I wonder what the rotation could have been had it included a Gavin Floyd the Phillies decided to dump because nobody had the people skills to help him through his crisis of confidence. Why he had become more nibbler than a 6-5, 230-pound, $4.2 million force of nature sure to become a dominant power pitcher in a rotation with Cole Hamels and Myers.

The Phillies are never much for playing the blame game. Historically, they have chosen the “Anybody can make a mistake” avenue of accountability. It is a rutted and well-traveled road. Rolled heads do not line their bumpy boulevard of broken dreams. The Phillies move the Ox carts stoically ahead – even when the blunder costs the services of a Floyd and a total of $14.2 million in cash, factoring the $10 million paid to Garcia, who contributed one 2007 victory before beginning a backward count from 10 to 1 for Dr. Andrews.

Front-office types blame pitching coach Joe Kerrigan for changing Floyd from a four-seam-fastball power arm with a huge 12-6 curve to a two-seam sinkerballer with a cut fastball. But in Kerrigan’s defense-a feeble one, I admit-the Professor was trying to give the kid a way to stay in the big leagues. He had lost his killer stuff. Mentally, the kid was a mess.

Floyd has since admitted he fell victim to the blizzard of conflicting advice he was getting and didn’t begin to reclaim his Futures Game stuff until he cleared his head of all good intentions and remembered the delivery and straight-ahead aggressiveness that earned him that record bonus.

One hot night when he was pitching for Class A Clearwater, I watched him go from no-hitter stuff to fretting, petulant brat who turned another goose egg into a crooked number because an umpire pinched him on a couple of pitches. I told Arbuckle that Floyd totally lost his poise and appeared to have demeanor issues. Mike said, au contraire, media man, the reports said the exact opposite.

The reports lied . . .

Joe Blanton was OK yesterday after a shaky beginning. The Phillies gave up badly mishandled lefthander Josh Outman and a nobody outfielder to acquire the leviathan righty.

Outman won his first major league game for Oakland Saturday, allowing one run in five innings against the Rangers’ big offense. Josh had been used in setup relief most of the Reading season. His manager, P.J. Forbes, and pitching coach, Tom Filer, will not be back next season.

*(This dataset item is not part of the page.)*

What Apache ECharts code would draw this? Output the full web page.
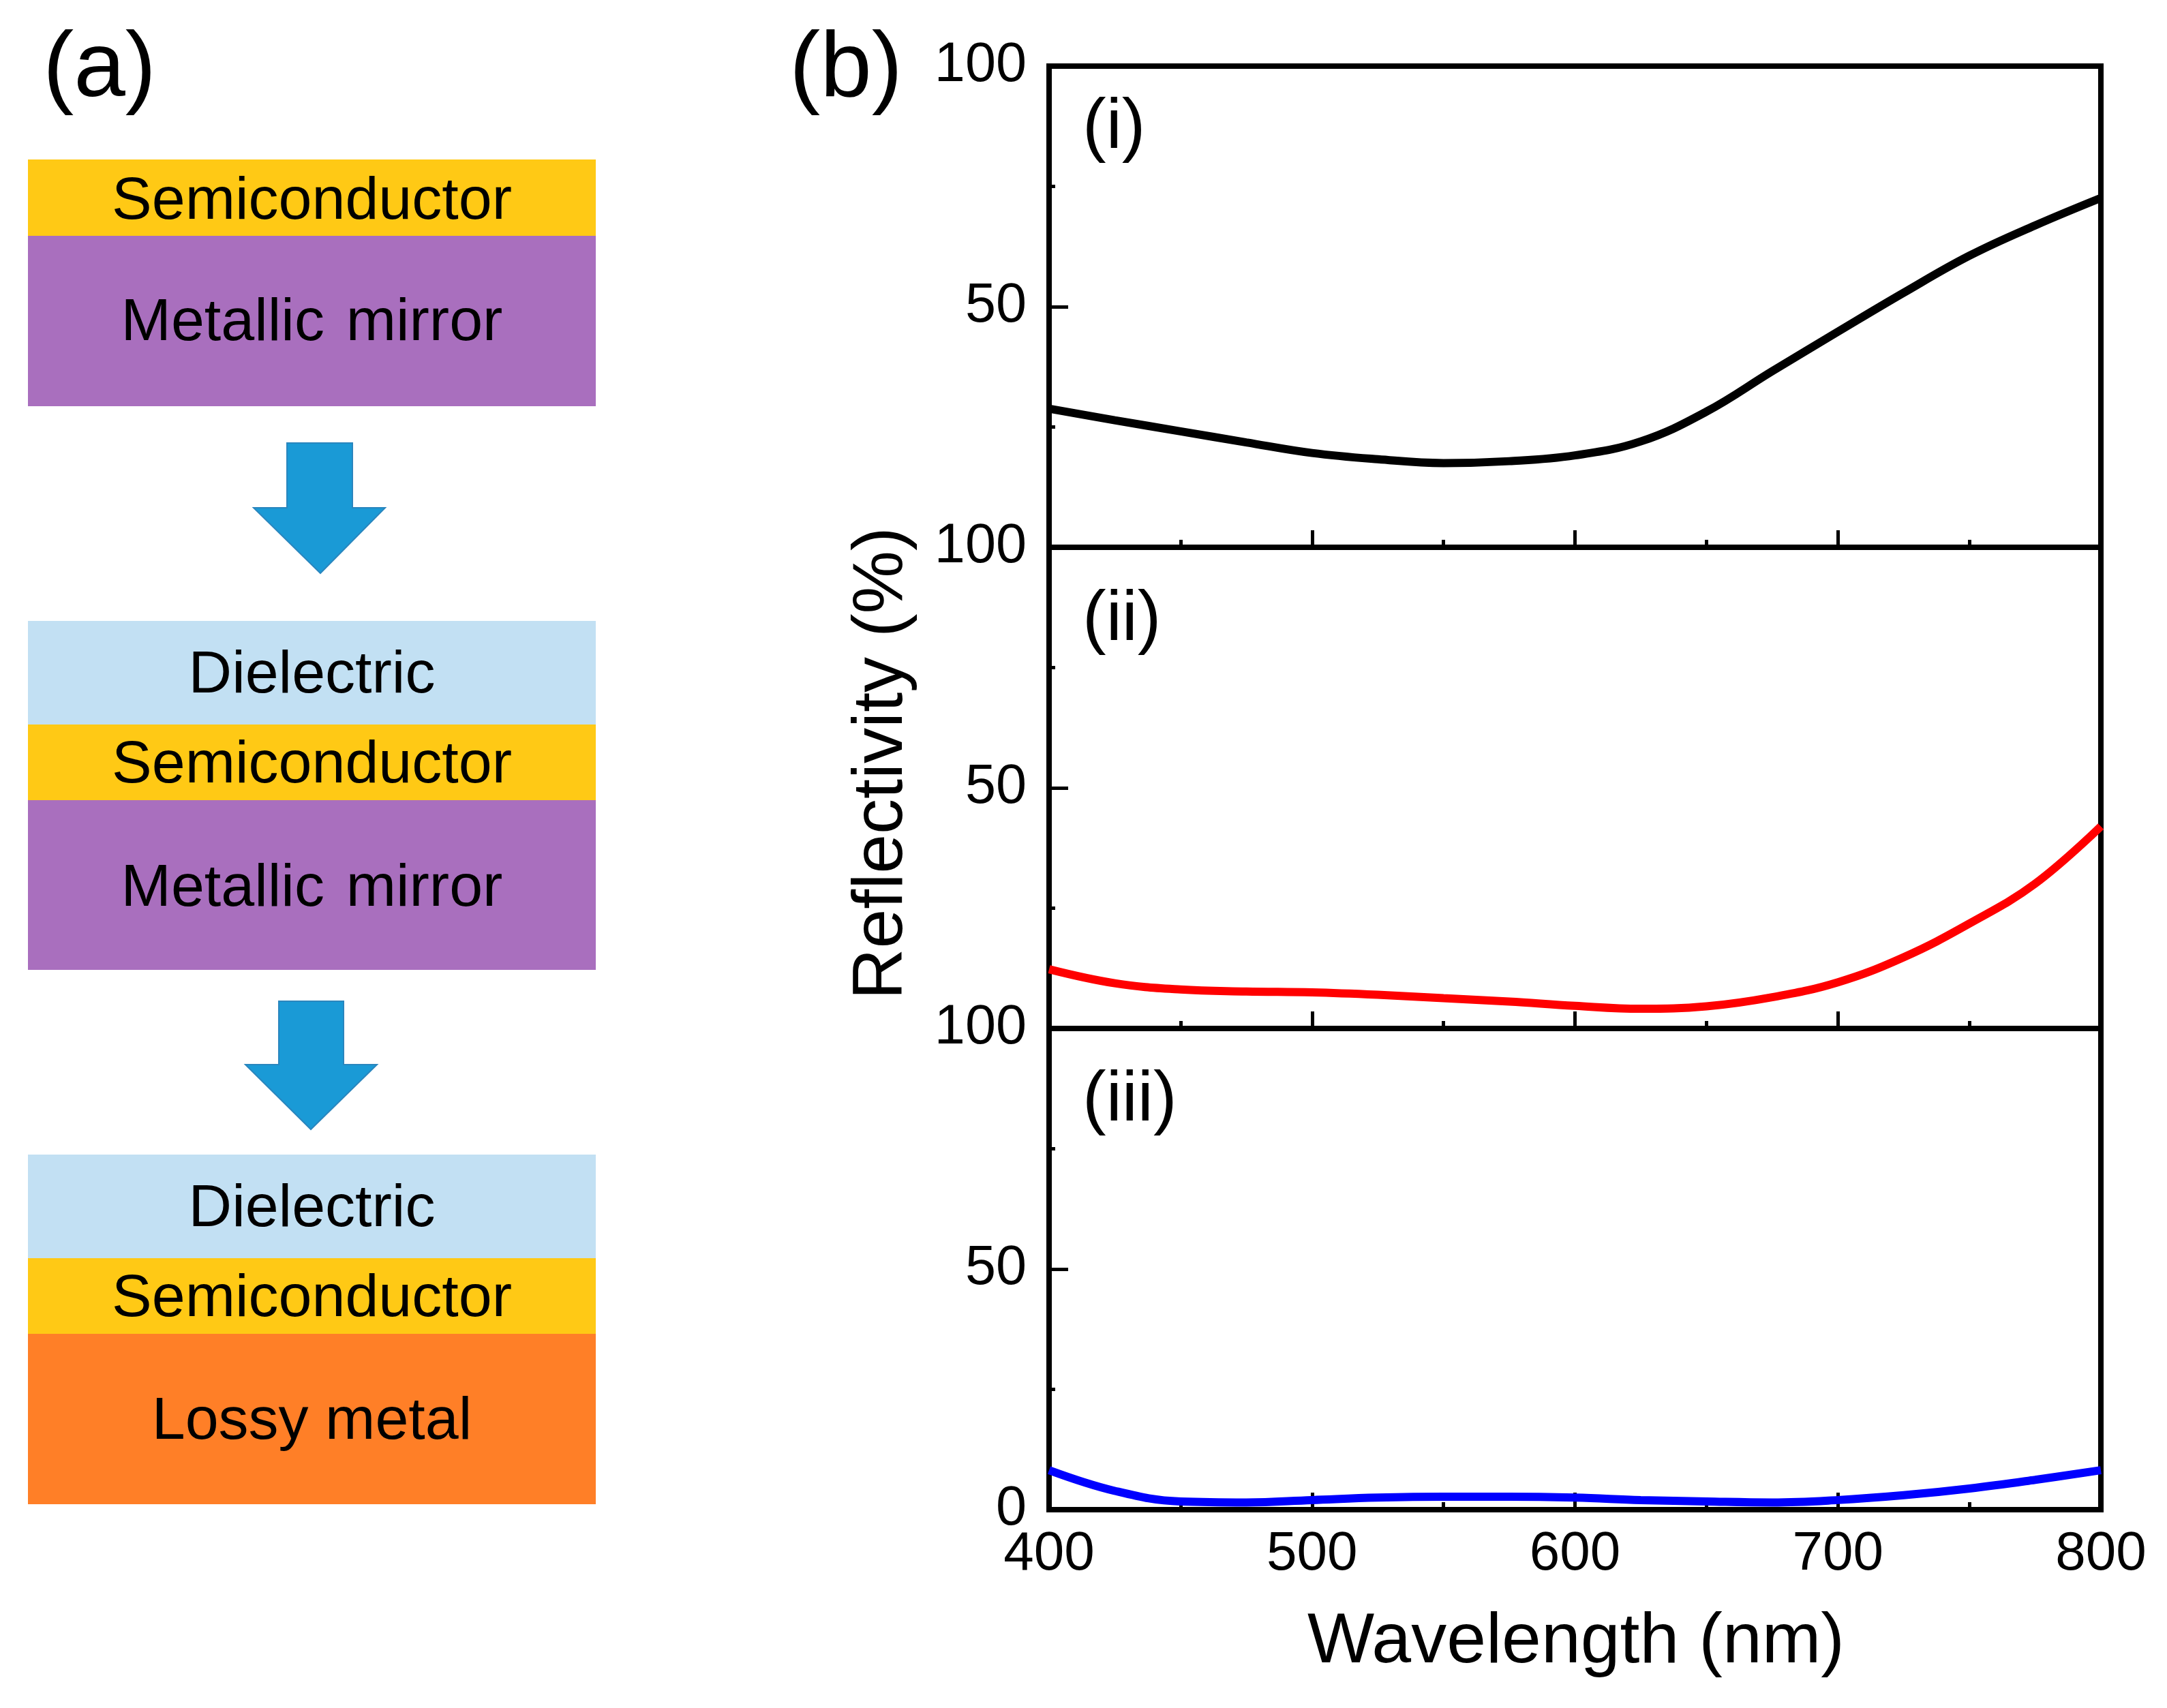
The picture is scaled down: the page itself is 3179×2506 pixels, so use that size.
<!DOCTYPE html>
<html>
<head>
<meta charset="utf-8">
<script src="https://cdn.jsdelivr.net/npm/echarts@6/dist/echarts.min.js"></script>
<style>
html,body{margin:0;padding:0;background:#fff;}
#chart{width:3179px;height:2506px;}
</style>
</head>
<body>
<div id="chart"></div>
<script>
// ---------------- data ----------------
const wavelengths = [400,425,450,475,500,525,550,575,600,625,650,675,700,725,750,775,800];
const reflI   = [28.8,26.4,24.1,21.8,19.6,18.3,17.5,17.9,19.1,22.0,28.2,36.6,44.8,52.9,60.6,66.9,72.6];
const reflII  = [12.3,9.4,8.1,7.7,7.5,7.0,6.3,5.6,4.7,4.1,4.6,6.5,9.6,14.8,21.8,30.1,42.0];
const reflIII = [8.2,3.9,1.7,1.5,2.0,2.5,2.7,2.7,2.5,2.0,1.7,1.5,2.0,3.0,4.4,6.2,8.2];
const panelLabels = ['(i)','(ii)','(iii)'];
const seriesColors = ['#000000','#ff0000','#0000ff'];
const xTitle = 'Wavelength (nm)';
const yTitle = 'Reflectivity (%)';
const stackLayers = [
  ['Semiconductor','Metallic mirror'],
  ['Dielectric','Semiconductor','Metallic mirror'],
  ['Dielectric','Semiconductor','Lossy metal']
];

// ---------------- layout / style ----------------
const FONT = '"Liberation Sans", Arial, Helvetica, sans-serif';
const GL = 1539, GW = 1543, GH = 706;
const tops = [97, 803, 1509];
const allData = [reflI, reflII, reflIII];

const grids = [], xAxes = [], yAxes = [], series = [];
for (let i = 0; i < 3; i++) {
  grids.push({left: GL, top: tops[i], width: GW, height: GH, show: true,
    borderColor: '#000', borderWidth: 8, backgroundColor: 'transparent', containLabel: false});
  xAxes.push({gridIndex: i, type: 'value', min: 400, max: 800, interval: 100,
    axisLine: {show: true, lineStyle: {color: '#000', width: 8}},
    axisTick: {show: true, inside: true, length: 25, lineStyle: {color: '#000', width: 5}},
    minorTick: {show: true, splitNumber: 2, length: 11, lineStyle: {color: '#000', width: 5}},
    splitLine: {show: false}, minorSplitLine: {show: false},
    axisLabel: {show: i === 2, margin: 26, fontSize: 80, fontFamily: FONT, color: '#000'}});
  yAxes.push({gridIndex: i, type: 'value', min: 0, max: 100, interval: 50,
    axisLine: {show: true, lineStyle: {color: '#000', width: 8}},
    axisTick: {show: true, inside: true, length: 28, lineStyle: {color: '#000', width: 5}},
    minorTick: {show: true, splitNumber: 2, length: 9, lineStyle: {color: '#000', width: 5}},
    splitLine: {show: false}, minorSplitLine: {show: false},
    axisLabel: {margin: 33, fontSize: 81, fontFamily: FONT, color: '#000',
      formatter: (v) => (i < 2 && v === 0) ? '' : String(v)}});
  series.push({type: 'line', xAxisIndex: i, yAxisIndex: i, smooth: 0.4,
    symbol: 'none', clip: true, lineStyle: {color: seriesColors[i], width: 12},
    data: wavelengths.map((w, k) => [w, allData[i][k]])});
}

// ---------------- diagram (a) ----------------
const layerColor = {
  'Semiconductor': '#FFC915',
  'Metallic mirror': '#A96FBE',
  'Dielectric': '#C2E0F3',
  'Lossy metal': '#FF7F27'
};
const BX = 41, BW = 833;
const stackEdges = [[234, 346, 596], [911, 1063, 1174, 1423], [1694, 1846, 1957, 2207]];
const textCenters = [[296, 474], [991, 1123, 1304], [1774, 1906, 2086]];
const graphics = [];
stackLayers.forEach((layers, s) => {
  layers.forEach((name, j) => {
    const y0 = stackEdges[s][j], y1 = stackEdges[s][j + 1];
    graphics.push({type: 'rect', shape: {x: BX, y: y0, width: BW, height: y1 - y0},
      style: {fill: layerColor[name]}, z: 10});
    graphics.push({type: 'text', x: BX + BW / 2, y: textCenters[s][j] + 1, z: 11,
      style: {text: name.replace(' mirror', ' \u200Amirror'), fontSize: 88, fontFamily: FONT, fill: '#000', align: 'center', verticalAlign: 'middle'}});
  });
});
function arrow(sx0, sx1, top, headTop, hx0, hx1, tipX, tipY) {
  return {type: 'polygon', z: 10,
    shape: {points: [[sx0, top], [sx1, top], [sx1, headTop], [hx1, headTop], [tipX, tipY], [hx0, headTop], [sx0, headTop]]},
    style: {fill: '#1A9AD6', stroke: '#2A86BE', lineWidth: 2}};
}
graphics.push(arrow(421, 517, 650, 745, 372, 565, 470, 841));
graphics.push(arrow(409, 504, 1469, 1562, 360, 553, 456, 1657));

// panel letters
graphics.push({type: 'text', x: 146, y: 103, z: 11,
  style: {text: '(a)', fontSize: 136, fontFamily: FONT, fill: '#000', align: 'center', verticalAlign: 'middle'}});
graphics.push({type: 'text', x: 1241, y: 103, z: 11,
  style: {text: '(b)', fontSize: 136, fontFamily: FONT, fill: '#000', align: 'center', verticalAlign: 'middle'}});

// sub-panel labels
const labelY = [188, 910, 1615];
panelLabels.forEach((t, i) => {
  graphics.push({type: 'text', x: 1588, y: labelY[i], z: 11,
    style: {text: t, fontSize: 104, fontFamily: FONT, fill: '#000', align: 'left', verticalAlign: 'middle'}});
});

// axis titles
graphics.push({type: 'text', x: 2312, y: 2410, z: 11,
  style: {text: xTitle, fontSize: 104, fontFamily: FONT, fill: '#000', align: 'center', verticalAlign: 'middle'}});
graphics.push({type: 'text', x: 1294, y: 1120, rotation: Math.PI / 2, z: 11,
  style: {text: yTitle, fontSize: 104, fontFamily: FONT, fill: '#000', align: 'center', verticalAlign: 'middle'}});

const chart = echarts.init(document.getElementById('chart'), null, {renderer: 'canvas', width: 3179, height: 2506});
chart.setOption({
  backgroundColor: '#ffffff',
  animation: false,
  grid: grids,
  xAxis: xAxes,
  yAxis: yAxes,
  series: series,
  graphic: graphics
});
</script>
</body>
</html>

Neither will Gavin Floyd nor Josh Outman.

Comments»

1. amanda - Thursday September 18th, 2008

great post…you have a talent =D

2. Reed - Thursday September 18th, 2008

Nice post Sean congrats on getting started blogging again!!

3. Ben Konda - Monday October 27th, 2008

In one of your articles you said P.J. Forbes will not be back as coach next year of the Phillies farm club.
What happened, did he leave for another job or was he simply fired? Thanks!

4. Sean - Monday October 27th, 2008

Ben,
I did not write that, most of this post was “borrowed from Bill Conlin’s article. Although, I did find out that Forbes was “reassigned” within the orginazation, I think to bunting instructor, whcih basically means he gets Charlie Manuel’s coffee.